By Alix Noble
A low market and a high contamination rate has kept Carney's Waste disposal from recycling glass back into bottles. This has a Whistler environmental group crying foul on the validity of a recycling program where the materials don't end up where the public thinks they do.
All deposited glass has been going to Sabre Construction, to be used as road-bed material, for about a year now, said Linda Carney of Carney's Waste disposal. It's only within the last month that the glass recycling igloos have lost their colour-coded stickers.
"At first we were trying to separate brown and green, but because of the contamination it was next to impossible," Carney said.
Carney's originally did ship brown glass to the city to be reprocessed, but because the loads were contaminated by other materials like dirt and Malibu bottles, she said, her company was being charged to dump them.
But Carney's kept the separate recycling bins even after they stopped shipping glass to the city. "We were trying to train people so that if a market ever developed, they would be used to separating," said Carney, "but the market isn't there.
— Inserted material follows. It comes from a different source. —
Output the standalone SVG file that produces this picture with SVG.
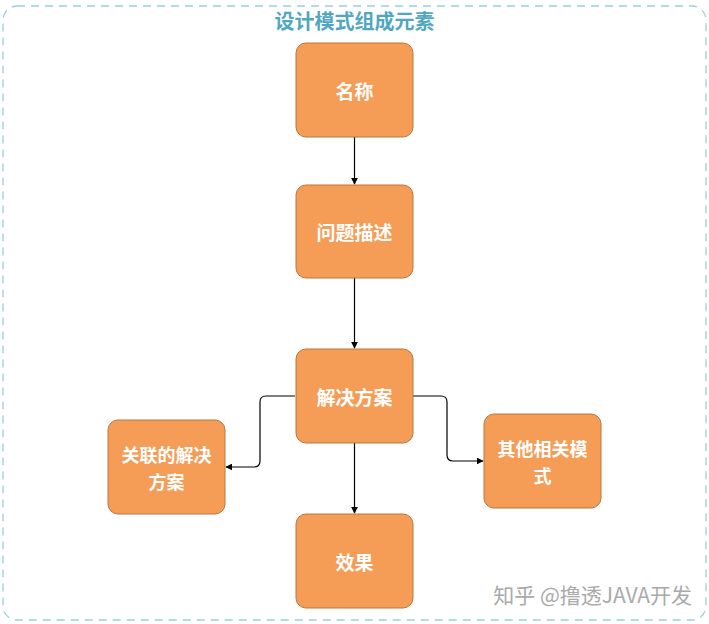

It's a lot of work and it's not necessary."
This has local environmental group AWARE steaming. "This is where the environmental movement is on a collision course with the recycling movement," said Joe Lotzkar of AWARE. Grinding up glass to use in place of gravel, he said, is just another form of landfilling and is not recycling in the true sense of the word, where bottles would be turned back into bottles.
"It isn't recycling," Carney agreed, "it's reusing — glass is originally made out of sand." Carney pointed out that many recyclables are altered in the second round, like steel which is melted down and used to make different products.
Lotzkar argues that if the public believes their carefully sorted trash is not being recycled as they think it should be, people will lose interest in spending time to separate recyclables.
"Recycling must be done above the board, this is just an excuse for consumption. We need to cut down on consumption and cut down on recycling if it's a sham."
According to Art Den Duyf, president of Sabre, no glass has actually made it to a roadbed, yet — the glass has just been piling up since Sabre started receiving it. He estimates it will take another 2-3 years before there is enough glass volume to put it through the grinder. It will then be used as gravel in roadbeds approved by the municipality.
In 1995, Carney's received 69.4 tonnes of glass from commercial enterprises, home pickup and the igloos. That's 11 per cent of the estimated total glass that Whistler produced.
A market for glass does exist, at $10 a tonne for clear and brown glass and $5 for green at Surrey's ETL recycling centre, where Carney's used to send their brown glass. ETL cleans and crushes glass and then sells it back to manufacturers to make more bottles.
Carney's is negotiating a recycling contract with the SLRD under its new solid waste management plan. That plan will likely include an attendant at the recycling drop-offs. Don Mazankowski, vice-president of marketing for ETL, said that he has seen a very low success rate with unmonitored collection due to contamination. That was the problem with Whistler's loads when Carney's dropped them at ETL, said Mazankowski. A monitored plant would reduce the contamination of glass, he said, but nonetheless, Carney's has no plans to start recycling glass again.
"The transport costs are too great," said Carney. "For all the oil and gas to get it to Vancouver, they're not doing anything more sophisticated or helpful to the environment than turning it into sand. It's just as sound to take it down the road and grind it for Whistler's roads," she said.
Although Mazankowski said that he does receive recycling loads from clients who have around the same tonnage as Whistler, the efficiency of sending glass to ETL depends on the specific situation. Sending 5 or 6 tonnes from Whistler once a month might just barely cover the freight costs, and expend more energy than using it locally, Mazankowski said.